■ Task instructions
With pictures left out, retype the lines from the start of the records through the one that contains "const last = values.length - 1;".

■ Supplied entries
#####

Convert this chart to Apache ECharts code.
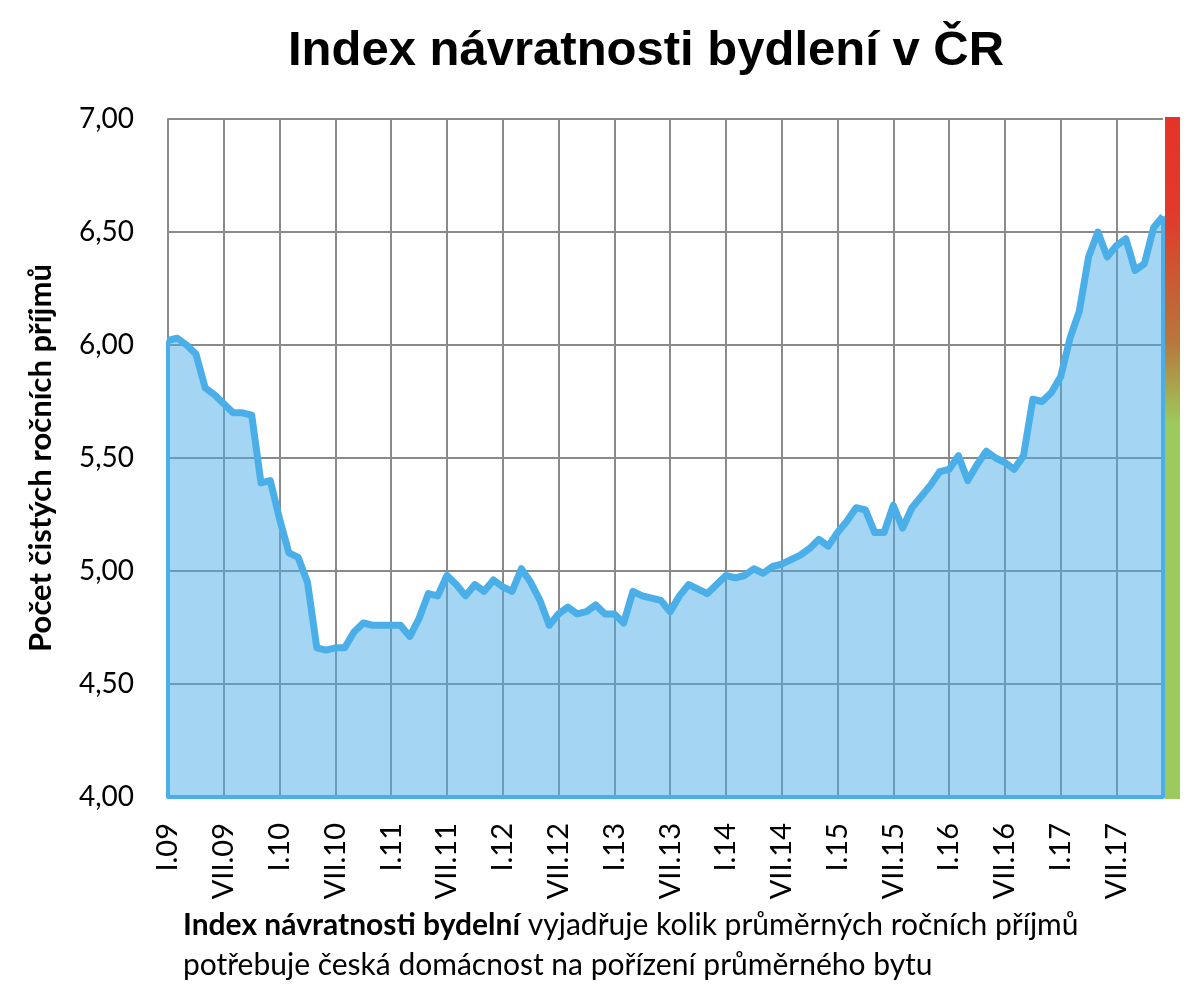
<!DOCTYPE html>
<html>
<head>
<meta charset="utf-8">
<script src="https://cdn.jsdelivr.net/npm/echarts@6/dist/echarts.min.js"></script>
<style>
html,body{margin:0;padding:0;background:#fff;}
#chart{width:1194px;height:998px;}
</style>
</head>
<body>
<div id="chart"></div>
<script>
const monthNames = ['I','II','III','IV','V','VI','VII','VIII','IX','X','XI','XII'];
const years = ['09','10','11','12','13','14','15','16','17'];
const values = [
  6.02, 6.03, 6.00, 5.96, 5.81, 5.78, 5.74, 5.70, 5.70, 5.69, 5.39, 5.40,
  5.23, 5.08, 5.06, 4.95, 4.66, 4.65, 4.66, 4.66, 4.73, 4.77, 4.76, 4.76,
  4.76, 4.76, 4.71, 4.79, 4.90, 4.89, 4.98, 4.94, 4.89, 4.94, 4.91, 4.96,
  4.93, 4.91, 5.01, 4.95, 4.87, 4.76, 4.81, 4.84, 4.81, 4.82, 4.85, 4.81,
  4.81, 4.77, 4.91, 4.89, 4.88, 4.87, 4.82, 4.89, 4.94, 4.92, 4.90, 4.94,
  4.98, 4.97, 4.98, 5.01, 4.99, 5.02, 5.03, 5.05, 5.07, 5.10, 5.14, 5.11,
  5.17, 5.22, 5.28, 5.27, 5.17, 5.17, 5.29, 5.19, 5.28, 5.33, 5.38, 5.44,
  5.45, 5.51, 5.40, 5.47, 5.53, 5.50, 5.48, 5.45, 5.51, 5.76, 5.75, 5.79,
  5.86, 6.03, 6.15, 6.39, 6.50, 6.39, 6.44, 6.47, 6.33, 6.36, 6.52, 6.57
];
const categories = [];
years.forEach(y => monthNames.forEach(m => categories.push(m + '.' + y)));

const yMin = 4, yMax = 7, yStep = 0.5;
const titleText = 'Index návratnosti bydlení v ČR';
const yName = 'Počet čistých ročních příjmů';
const noteBold = 'Index návratnosti bydelní';
const noteRest1 = ' vyjadřuje kolik průměrných ročních příjmů';
const noteLine2 = 'potřebuje česká domácnost na pořízení průměrného bytu';

const blue = '#4aaee8';
const gridGray = '#8a8a8a';
const last = values.length - 1;

const chart = echarts.init(document.getElementById('chart'), null, {renderer: 'canvas'});
chart.setOption({
  animation: false,
  backgroundColor: '#ffffff',
  title: {
    text: titleText,
    left: 283, top: 22,
    textStyle: {fontFamily: 'Liberation Sans', fontWeight: 'bold', fontSize: 49, color: '#000'}
  },
  grid: {left: 168, right: 31, top: 119, bottom: 201, containLabel: false},
  xAxis: {
    type: 'category',
    data: categories,
    boundaryGap: false,
    axisLine: {show: true, lineStyle: {color: blue, width: 4}},
    axisTick: {show: false},
    axisLabel: {
      interval: 5, rotate: 90, margin: 26,
      fontFamily: 'Lato', fontSize: 29, color: '#000'
    },
    splitLine: {show: true, interval: 5, lineStyle: {color: gridGray, width: 2}}
  },
  yAxis: {
    type: 'value',
    min: yMin, max: yMax, interval: yStep,
    axisLine: {show: true, lineStyle: {color: gridGray, width: 2}},
    axisTick: {show: false},
    axisLabel: {
      margin: 34, fontFamily: 'Lato', fontSize: 28, color: '#000',
      formatter: v => v.toFixed(2).replace('.', ',')
    },
    splitLine: {show: true, lineStyle: {color: gridGray, width: 2}},
    name: yName,
    nameLocation: 'middle',
    nameRotate: 90,
    nameGap: 112,
    nameTextStyle: {fontFamily: 'Lato', fontWeight: 'bold', fontSize: 31, color: '#000'}
  },
  series: [{
    type: 'line',
    data: values,
    symbol: 'none',
    lineStyle: {color: blue, width: 7, join: 'round'},
    areaStyle: {color: blue, opacity: 0.5},
    z: 3,
    markLine: {
      silent: true,
      symbol: 'none',
      label: {show: false},
      lineStyle: {color: blue, width: 4, type: 'solid'},
      data: [
        [{coord: [categories[0], yMin]}, {coord: [categories[0], values[0]]}],
        [{coord: [categories[last], yMin]}, {coord: [categories[last], values[last]]}]
      ]
    }
  }],
  graphic: [
    {
      type: 'rect',
      left: 1165, top: 117,
      shape: {width: 15, height: 682},
      style: {
        fill: new echarts.graphic.LinearGradient(0, 0, 0, 1, [
          {offset: 0, color: '#e6332a'},
          {offset: 0.14, color: '#e2392b'},
          {offset: 0.33, color: '#b7773b'},
          {offset: 0.45, color: '#9dca5c'},
          {offset: 1, color: '#9dca5c'}
        ])
      }
    },
    {
      type: 'text',
      left: 183, top: 905,
      style: {
        rich: {
          b: {fontFamily: 'Lato', fontWeight: 'bold', fontSize: 30, fill: '#000', lineHeight: 40},
          r: {fontFamily: 'Lato', fontSize: 30, fill: '#000', lineHeight: 40}
        },
        text: '{b|' + noteBold + '}{r|' + noteRest1 + '}\n{r|' + noteLine2 + '}',
        lineHeight: 40,
        fontSize: 30,
        fontFamily: 'Lato'
      }
    }
  ]
});
</script>
</body>
</html>
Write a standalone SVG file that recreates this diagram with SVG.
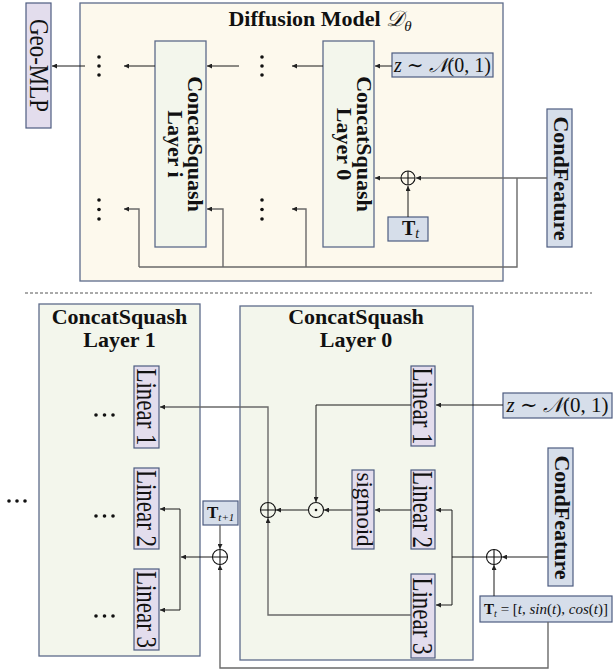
<svg xmlns="http://www.w3.org/2000/svg" width="613" height="671" viewBox="0 0 613 671">
<defs>
<marker id="ah" viewBox="0 0 6 6" refX="6" refY="3" markerWidth="5" markerHeight="5" markerUnits="userSpaceOnUse" orient="auto">
<path d="M0,0 L6,3 L0,6 z" fill="#222"/>
</marker>
<style>
.outer{fill:#fdf9ed;stroke:#5d6b8a;stroke-width:1.3}
.layer{fill:#f3f6ec;stroke:#5d6b8a;stroke-width:1.3}
.lav{fill:#e3dded;stroke:#4d5c80;stroke-width:1.2}
.blu{fill:#d6deea;stroke:#4d5c80;stroke-width:1.2}
.t{font-family:"Liberation Serif","DejaVu Serif",serif;fill:#111}
.b{font-weight:bold}
.ln{fill:none;stroke:#1a1a1a;stroke-width:1}
.lg{fill:none;stroke:#6a6a6a;stroke-width:1.4}
.a{marker-end:url(#ah)}
.op{fill:none;stroke:#111;stroke-width:1.1}
.dot{fill:#111}
</style>
</defs>

<g id="diffusion-model">
<rect class="outer" x="80" y="3" width="423" height="278"/>
<text class="t b" x="320" y="26" font-size="22" text-anchor="middle">Diffusion Model <tspan font-weight="normal" font-style="italic">𝒟</tspan><tspan font-weight="normal" font-style="italic" font-size="15" dy="5">θ</tspan></text>
</g>

<g id="geo-mlp">
<rect class="lav" x="26" y="3" width="25" height="125"/>
<text class="t" font-size="23" text-anchor="middle" transform="translate(30,65.5) rotate(90) scale(1,1.2)">Geo-MLP</text>
</g>

<g id="layer-i">
<rect class="layer" x="155" y="41" width="51" height="206"/>
<text class="t b" font-size="22" text-anchor="middle" transform="translate(188,144) rotate(90)">ConcatSquash</text>
<text class="t b" font-size="22" text-anchor="middle" transform="translate(168,144) rotate(90)">Layer i</text>
</g>

<g id="layer-0-top">
<rect class="layer" x="323" y="41" width="51" height="206"/>
<text class="t b" font-size="22" text-anchor="middle" transform="translate(357,144) rotate(90)">ConcatSquash</text>
<text class="t b" font-size="22" text-anchor="middle" transform="translate(337,144) rotate(90)">Layer 0</text>
</g>

<g id="z-top">
<rect class="blu" x="392" y="53" width="101" height="24"/>
<text class="t" x="442.5" y="71.5" font-size="20" text-anchor="middle"><tspan font-style="italic">z</tspan> ∼ <tspan font-style="italic">𝒩</tspan>(0, 1)</text>
</g>

<g id="condfeature-top">
<rect class="blu" x="547" y="109" width="25" height="138"/>
<text class="t b" font-size="22" text-anchor="middle" transform="translate(554,178.5) rotate(90)">CondFeature</text>
</g>

<g id="tt-top">
<rect class="blu" x="388" y="217" width="40" height="24"/>
<text class="t" x="402" y="235" font-size="20" font-weight="bold">T<tspan font-weight="normal" font-style="italic" font-size="14" dy="3">t</tspan></text>
</g>

<g id="plus-top">
<circle class="op" cx="408" cy="178" r="7"/>
<path class="op" d="M401,178 H415 M408,171 V185"/>
</g>

<g id="dots-top">
<circle class="dot" cx="99" cy="57" r="1.8"/><circle class="dot" cx="99" cy="66" r="1.8"/><circle class="dot" cx="99" cy="75" r="1.8"/>
<circle class="dot" cx="262" cy="57" r="1.8"/><circle class="dot" cx="262" cy="66" r="1.8"/><circle class="dot" cx="262" cy="75" r="1.8"/>
<circle class="dot" cx="99" cy="200" r="1.8"/><circle class="dot" cx="99" cy="209.5" r="1.8"/><circle class="dot" cx="99" cy="219" r="1.8"/>
<circle class="dot" cx="262" cy="200" r="1.8"/><circle class="dot" cx="262" cy="209.5" r="1.8"/><circle class="dot" cx="262" cy="219" r="1.8"/>
</g>

<g id="separator">
<line x1="25" y1="293" x2="592" y2="293" stroke="#555" stroke-width="1" stroke-dasharray="3,2"/>
</g>

<g id="layer-1">
<rect class="layer" x="39" y="304" width="161" height="352"/>
<text class="t b" x="119.5" y="324" font-size="22" text-anchor="middle">ConcatSquash</text>
<text class="t b" x="119.5" y="347" font-size="22" text-anchor="middle">Layer 1</text>
</g>

<g id="layer-0">
<rect class="layer" x="240" y="306" width="233" height="354"/>
<text class="t b" x="356" y="324" font-size="22" text-anchor="middle">ConcatSquash</text>
<text class="t b" x="356" y="347" font-size="22" text-anchor="middle">Layer 0</text>
</g>

<g id="l1-linear1">
<rect class="lav" x="134" y="366" width="25" height="82"/>
<text class="t" font-size="23" text-anchor="middle" transform="translate(136.5,407) rotate(90) scale(1,1.3)">Linear 1</text>
</g>
<g id="l1-linear2">
<rect class="lav" x="134" y="468" width="25" height="81"/>
<text class="t" font-size="23" text-anchor="middle" transform="translate(136.5,508.5) rotate(90) scale(1,1.3)">Linear 2</text>
</g>
<g id="l1-linear3">
<rect class="lav" x="134" y="569" width="25" height="81"/>
<text class="t" font-size="23" text-anchor="middle" transform="translate(136.5,609.5) rotate(90) scale(1,1.3)">Linear 3</text>
</g>

<g id="l0-linear1">
<rect class="lav" x="411" y="366" width="24" height="80"/>
<text class="t" font-size="23" text-anchor="middle" transform="translate(413,406) rotate(90) scale(1,1.3)">Linear 1</text>
</g>
<g id="l0-linear2">
<rect class="lav" x="411" y="470" width="24" height="79"/>
<text class="t" font-size="23" text-anchor="middle" transform="translate(413,509.5) rotate(90) scale(1,1.3)">Linear 2</text>
</g>
<g id="l0-linear3">
<rect class="lav" x="411" y="574" width="24" height="84"/>
<text class="t" font-size="23" text-anchor="middle" transform="translate(413,616) rotate(90) scale(1,1.3)">Linear 3</text>
</g>
<g id="sigmoid">
<rect class="lav" x="352" y="470" width="22" height="79"/>
<text class="t" font-size="23" text-anchor="middle" transform="translate(357,509.5) rotate(90)">sigmoid</text>
</g>

<g id="z-bottom">
<rect class="blu" x="503" y="393" width="109" height="25"/>
<text class="t" x="557.5" y="412" font-size="21" text-anchor="middle"><tspan font-style="italic">z</tspan> ∼ <tspan font-style="italic">𝒩</tspan>(0, 1)</text>
</g>

<g id="condfeature-bottom">
<rect class="blu" x="548" y="448" width="25" height="138"/>
<text class="t b" font-size="22" text-anchor="middle" transform="translate(554.5,517.5) rotate(90)">CondFeature</text>
</g>

<g id="tt-bottom">
<rect class="blu" x="480" y="596" width="132" height="26"/>
<text class="t" x="546" y="614" font-size="15" text-anchor="middle"><tspan font-weight="bold">T</tspan><tspan font-style="italic" font-size="10" dy="3">t</tspan><tspan dy="-3"> = [</tspan><tspan font-style="italic">t</tspan>, <tspan font-style="italic">sin</tspan>(<tspan font-style="italic">t</tspan>), <tspan font-style="italic">cos</tspan>(<tspan font-style="italic">t</tspan>)]</text>
</g>

<g id="tt1">
<rect class="blu" x="203" y="501" width="35" height="24"/>
<text class="t" x="207" y="518" font-size="17" font-weight="bold">T<tspan font-weight="normal" font-style="italic" font-size="11" dy="3">t+1</tspan></text>
</g>

<g id="plus-l1">
<circle class="op" cx="220" cy="557" r="7.5"/>
<path class="op" d="M212.5,557 H227.5 M220,549.5 V564.5"/>
</g>
<g id="plus-l0">
<circle class="op" cx="268" cy="510" r="7.5"/>
<path class="op" d="M260.5,510 H275.5 M268,502.5 V517.5"/>
</g>
<g id="odot">
<circle class="op" cx="316" cy="510" r="7.5"/>
<circle class="dot" cx="316" cy="510" r="1.3"/>
</g>
<g id="plus-cond">
<circle class="op" cx="494" cy="557" r="7.5"/>
<path class="op" d="M486.5,557 H501.5 M494,549.5 V564.5"/>
</g>

<g id="dots-bottom">
<circle class="dot" cx="96" cy="415" r="1.8"/><circle class="dot" cx="104.5" cy="415" r="1.8"/><circle class="dot" cx="113" cy="415" r="1.8"/>
<circle class="dot" cx="96" cy="516" r="1.8"/><circle class="dot" cx="104.5" cy="516" r="1.8"/><circle class="dot" cx="113" cy="516" r="1.8"/>
<circle class="dot" cx="96" cy="616" r="1.8"/><circle class="dot" cx="104.5" cy="616" r="1.8"/><circle class="dot" cx="113" cy="616" r="1.8"/>
<circle class="dot" cx="9" cy="501" r="1.8"/><circle class="dot" cx="17" cy="501" r="1.8"/><circle class="dot" cx="25" cy="501" r="1.8"/>
</g>

<g id="connectors">
<path class="ln a" d="M85,66 H52"/>
<path class="ln a" d="M155,66 H124"/>
<path class="ln a" d="M239,66 H207"/>
<path class="ln a" d="M323,66 H292"/>
<path class="ln a" d="M392,66 H375"/>
<path class="lg a" d="M547,178 H416"/>
<path class="ln a" d="M401,178 H375"/>
<path class="ln a" d="M408,217 V186"/>
<path class="lg" d="M517,178 V267 H139"/>
<path class="lg a" d="M139,267 V209 H124"/>
<path class="lg a" d="M223,267 V209 H207"/>
<path class="lg a" d="M306,267 V209 H292"/>

<path class="ln a" d="M503,405 H436"/>
<path class="ln a" d="M411,405 H316 V502"/>
<path class="ln a" d="M411,510 H375"/>
<path class="ln a" d="M352,510 H324"/>
<path class="ln a" d="M308,510 H276"/>
<path class="lg a" d="M268,502 V407 H160"/>
<path class="lg a" d="M411,615 H268 V518"/>
<path class="lg a" d="M548,557 H502"/>
<path class="ln a" d="M494,596 V565"/>
<path class="ln" d="M486,557 H452 M452,510 V605"/>
<path class="ln a" d="M452,510 H436"/>
<path class="ln a" d="M452,605 H436"/>
<path class="lg a" d="M220,525 V549"/>
<path class="ln a" d="M212,557 H181"/>
<path class="ln" d="M180,509 V610"/>
<path class="ln a" d="M180,509 H160"/>
<path class="ln a" d="M180,610 H160"/>
<path class="lg a" d="M548,622 V668 H220 V565"/>
</g>
</svg>
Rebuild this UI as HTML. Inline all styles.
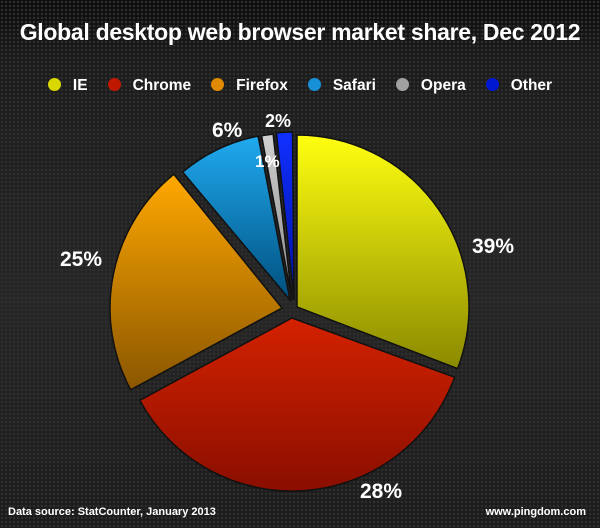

#####

■ Output for this task
Convert this chart to Apache ECharts code.
<!DOCTYPE html>
<html>
<head>
<meta charset="utf-8">
<script src="https://cdn.jsdelivr.net/npm/echarts@6/dist/echarts.min.js"></script>
<style>
html,body{margin:0;padding:0;background:#fff;}
#chart{width:1194px;height:998px;}
</style>
</head>
<body>
<div id="chart"></div>
<script>
const monthNames = ['I','II','III','IV','V','VI','VII','VIII','IX','X','XI','XII'];
const years = ['09','10','11','12','13','14','15','16','17'];
const values = [
  6.02, 6.03, 6.00, 5.96, 5.81, 5.78, 5.74, 5.70, 5.70, 5.69, 5.39, 5.40,
  5.23, 5.08, 5.06, 4.95, 4.66, 4.65, 4.66, 4.66, 4.73, 4.77, 4.76, 4.76,
  4.76, 4.76, 4.71, 4.79, 4.90, 4.89, 4.98, 4.94, 4.89, 4.94, 4.91, 4.96,
  4.93, 4.91, 5.01, 4.95, 4.87, 4.76, 4.81, 4.84, 4.81, 4.82, 4.85, 4.81,
  4.81, 4.77, 4.91, 4.89, 4.88, 4.87, 4.82, 4.89, 4.94, 4.92, 4.90, 4.94,
  4.98, 4.97, 4.98, 5.01, 4.99, 5.02, 5.03, 5.05, 5.07, 5.10, 5.14, 5.11,
  5.17, 5.22, 5.28, 5.27, 5.17, 5.17, 5.29, 5.19, 5.28, 5.33, 5.38, 5.44,
  5.45, 5.51, 5.40, 5.47, 5.53, 5.50, 5.48, 5.45, 5.51, 5.76, 5.75, 5.79,
  5.86, 6.03, 6.15, 6.39, 6.50, 6.39, 6.44, 6.47, 6.33, 6.36, 6.52, 6.57
];
const categories = [];
years.forEach(y => monthNames.forEach(m => categories.push(m + '.' + y)));

const yMin = 4, yMax = 7, yStep = 0.5;
const titleText = 'Index návratnosti bydlení v ČR';
const yName = 'Počet čistých ročních příjmů';
const noteBold = 'Index návratnosti bydelní';
const noteRest1 = ' vyjadřuje kolik průměrných ročních příjmů';
const noteLine2 = 'potřebuje česká domácnost na pořízení průměrného bytu';

const blue = '#4aaee8';
const gridGray = '#8a8a8a';
const last = values.length - 1;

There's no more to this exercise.